▶ **TASK DIRECTIONS**: Restate the full listing word for word and leave the pictures out.

━━━━━━━━━━━━━━━━

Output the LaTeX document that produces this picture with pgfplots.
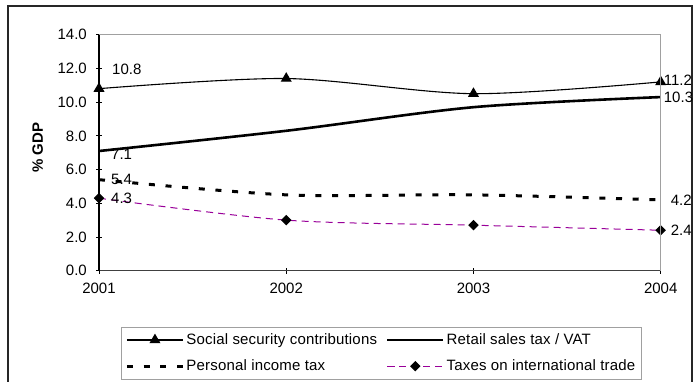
\documentclass[border=0pt]{standalone}
\usepackage{fontspec}
\setmainfont{Liberation Sans}
\newfontfamily\legendfont[LetterSpace=1.2]{Liberation Sans}
\usepackage{pgfplots}
\pgfplotsset{compat=1.18}
\definecolor{tradepurple}{HTML}{990099}
\definecolor{boxgray}{HTML}{A0A0A0}

\begin{document}
\fontsize{15}{17.5}\selectfont
\begin{tikzpicture}[x=1pt,y=1pt]
\path[use as bounding box] (0,0) rectangle (696,381);
% chart frame
\draw[line width=1.3pt, black!85] (8,-2) -- (8,375) -- (692,375) -- (692,-2);
\begin{axis}[
  at={(99pt,110.3pt)}, anchor=south west,
  scale only axis, width=561.7pt, height=236pt,
  xmin=0, xmax=3, ymin=0, ymax=14,
  xtick={0,1,2,3}, xticklabels={2001,2002,2003,2004},
  ytick={0,2,...,14},
  axis x line*=bottom, axis y line*=left,
  x axis line style={line width=1.2pt, black!75},
  y axis line style={line width=1.2pt, black},
  tick align=center, major tick length=6pt,
  tick style={line width=0.9pt, black},
  /pgf/number format/assume math mode=true,
  yticklabel style={/pgf/number format/.cd, fixed, fixed zerofill, precision=1, /tikz/.cd, xshift=-4pt},
  xticklabel style={yshift=-4pt},
  every axis y label/.style={at={(axis description cs:-0.109,0.522)}, rotate=90, anchor=center, font=\bfseries},
  ylabel={\% GDP},
  clip=false,
  legend columns=2,
  legend cell align=left,
  legend style={at={(axis description cs:0.0392,-0.2365)}, anchor=north west,
    draw=boxgray, line width=0.9pt, row sep=9pt, inner xsep=4pt, inner ysep=4.5pt,
    font=\legendfont,
    /tikz/every even column/.append style={column sep=7pt}},
  legend image code/.code={\draw[mark repeat=2,mark phase=2,#1] plot coordinates {(0pt,0pt) (28pt,0pt) (56pt,0pt)};},
  label node/.style={forget plot, draw=none, mark=none, nodes near coords, point meta=y,
    nodes near coords={\pgfmathprintnumber[fixed,fixed zerofill,precision=1,assume math mode=true]{\pgfplotspointmeta}}},
  after end axis/.code={\draw[boxgray, line width=1pt] (rel axis cs:0,1) -- (rel axis cs:1,1) -- (rel axis cs:1,0);},
]
% Social security contributions
\addplot[smooth, black, line width=1.1pt, mark=triangle*, mark size=5.3pt, mark options={fill=black}]
  coordinates {(0,10.8) (1,11.4) (2,10.5) (3,11.2)};
\addlegendentry{Social security contributions}
% Retail sales tax / VAT
\addplot[smooth, black, line width=2.6pt]
  coordinates {(0,7.1) (1,8.3) (2,9.7) (3,10.3)};
\addlegendentry{Retail sales tax / VAT}
% Personal income tax
\addplot[smooth, black, line width=3pt, dash pattern=on 6pt off 10.7pt]
  coordinates {(0,5.4) (1,4.5) (2,4.5) (3,4.2)};
\addlegendentry{Personal income tax}
% Taxes on international trade
\addplot[smooth, tradepurple, line width=1pt, dash pattern=on 7pt off 5pt,
  mark=square*, mark size=3.2pt, mark options={solid, fill=black, draw=black, rotate=45}]
  coordinates {(0,4.3) (1,3.0) (2,2.7) (3,2.4)};
\addlegendentry{Taxes on international trade}

% value labels at both ends
\addplot[label node, nodes near coords style={anchor=west, xshift=8pt, yshift=19pt}] coordinates {(0,10.8)};
\addplot[label node, nodes near coords style={anchor=west, xshift=7pt, yshift=-3pt}] coordinates {(0,7.1)};
\addplot[label node, nodes near coords style={anchor=west, xshift=7pt, yshift=0.5pt}] coordinates {(0,5.4)};
\addplot[label node, nodes near coords style={anchor=west, xshift=7pt, yshift=0pt}] coordinates {(0,4.3)};
\addplot[label node, nodes near coords style={anchor=west, xshift=-2pt, yshift=2pt}] coordinates {(3,11.2)};
\addplot[label node, nodes near coords style={anchor=west, xshift=-2pt, yshift=0pt}] coordinates {(3,10.3)};
\addplot[label node, nodes near coords style={anchor=west, xshift=5pt, yshift=0pt}] coordinates {(3,4.2)};
\addplot[label node, nodes near coords style={anchor=west, xshift=5pt, yshift=0pt}] coordinates {(3,2.4)};
\end{axis}
\end{tikzpicture}
\end{document}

━━━━━━━━━━━━━━━━

▶ **WRITTEN RESPONSE**:
Output the LaTeX document that produces this picture with pgfplots.
\documentclass[border=0pt]{standalone}
\usepackage{fontspec}
\setmainfont{Liberation Sans}
\newfontfamily\legendfont[LetterSpace=1.2]{Liberation Sans}
\usepackage{pgfplots}
\pgfplotsset{compat=1.18}
\definecolor{tradepurple}{HTML}{990099}
\definecolor{boxgray}{HTML}{A0A0A0}

\begin{document}
\fontsize{15}{17.5}\selectfont
\begin{tikzpicture}[x=1pt,y=1pt]
\path[use as bounding box] (0,0) rectangle (696,381);
% chart frame
\draw[line width=1.3pt, black!85] (8,-2) -- (8,375) -- (692,375) -- (692,-2);
\begin{axis}[
  at={(99pt,110.3pt)}, anchor=south west,
  scale only axis, width=561.7pt, height=236pt,
  xmin=0, xmax=3, ymin=0, ymax=14,
  xtick={0,1,2,3}, xticklabels={2001,2002,2003,2004},
  ytick={0,2,...,14},
  axis x line*=bottom, axis y line*=left,
  x axis line style={line width=1.2pt, black!75},
  y axis line style={line width=1.2pt, black},
  tick align=center, major tick length=6pt,
  tick style={line width=0.9pt, black},
  /pgf/number format/assume math mode=true,
  yticklabel style={/pgf/number format/.cd, fixed, fixed zerofill, precision=1, /tikz/.cd, xshift=-4pt},
  xticklabel style={yshift=-4pt},
  every axis y label/.style={at={(axis description cs:-0.109,0.522)}, rotate=90, anchor=center, font=\bfseries},
  ylabel={\% GDP},
  clip=false,
  legend columns=2,
  legend cell align=left,
  legend style={at={(axis description cs:0.0392,-0.2365)}, anchor=north west,
    draw=boxgray, line width=0.9pt, row sep=9pt, inner xsep=4pt, inner ysep=4.5pt,
    font=\legendfont,
    /tikz/every even column/.append style={column sep=7pt}},
  legend image code/.code={\draw[mark repeat=2,mark phase=2,#1] plot coordinates {(0pt,0pt) (28pt,0pt) (56pt,0pt)};},
  label node/.style={forget plot, draw=none, mark=none, nodes near coords, point meta=y,
    nodes near coords={\pgfmathprintnumber[fixed,fixed zerofill,precision=1,assume math mode=true]{\pgfplotspointmeta}}},
  after end axis/.code={\draw[boxgray, line width=1pt] (rel axis cs:0,1) -- (rel axis cs:1,1) -- (rel axis cs:1,0);},
]
% Social security contributions
\addplot[smooth, black, line width=1.1pt, mark=triangle*, mark size=5.3pt, mark options={fill=black}]
  coordinates {(0,10.8) (1,11.4) (2,10.5) (3,11.2)};
\addlegendentry{Social security contributions}
% Retail sales tax / VAT
\addplot[smooth, black, line width=2.6pt]
  coordinates {(0,7.1) (1,8.3) (2,9.7) (3,10.3)};
\addlegendentry{Retail sales tax / VAT}
% Personal income tax
\addplot[smooth, black, line width=3pt, dash pattern=on 6pt off 10.7pt]
  coordinates {(0,5.4) (1,4.5) (2,4.5) (3,4.2)};
\addlegendentry{Personal income tax}
% Taxes on international trade
\addplot[smooth, tradepurple, line width=1pt, dash pattern=on 7pt off 5pt,
  mark=square*, mark size=3.2pt, mark options={solid, fill=black, draw=black, rotate=45}]
  coordinates {(0,4.3) (1,3.0) (2,2.7) (3,2.4)};
\addlegendentry{Taxes on international trade}

% value labels at both ends
\addplot[label node, nodes near coords style={anchor=west, xshift=8pt, yshift=19pt}] coordinates {(0,10.8)};
\addplot[label node, nodes near coords style={anchor=west, xshift=7pt, yshift=-3pt}] coordinates {(0,7.1)};
\addplot[label node, nodes near coords style={anchor=west, xshift=7pt, yshift=0.5pt}] coordinates {(0,5.4)};
\addplot[label node, nodes near coords style={anchor=west, xshift=7pt, yshift=0pt}] coordinates {(0,4.3)};
\addplot[label node, nodes near coords style={anchor=west, xshift=-2pt, yshift=2pt}] coordinates {(3,11.2)};
\addplot[label node, nodes near coords style={anchor=west, xshift=-2pt, yshift=0pt}] coordinates {(3,10.3)};
\addplot[label node, nodes near coords style={anchor=west, xshift=5pt, yshift=0pt}] coordinates {(3,4.2)};
\addplot[label node, nodes near coords style={anchor=west, xshift=5pt, yshift=0pt}] coordinates {(3,2.4)};
\end{axis}
\end{tikzpicture}
\end{document}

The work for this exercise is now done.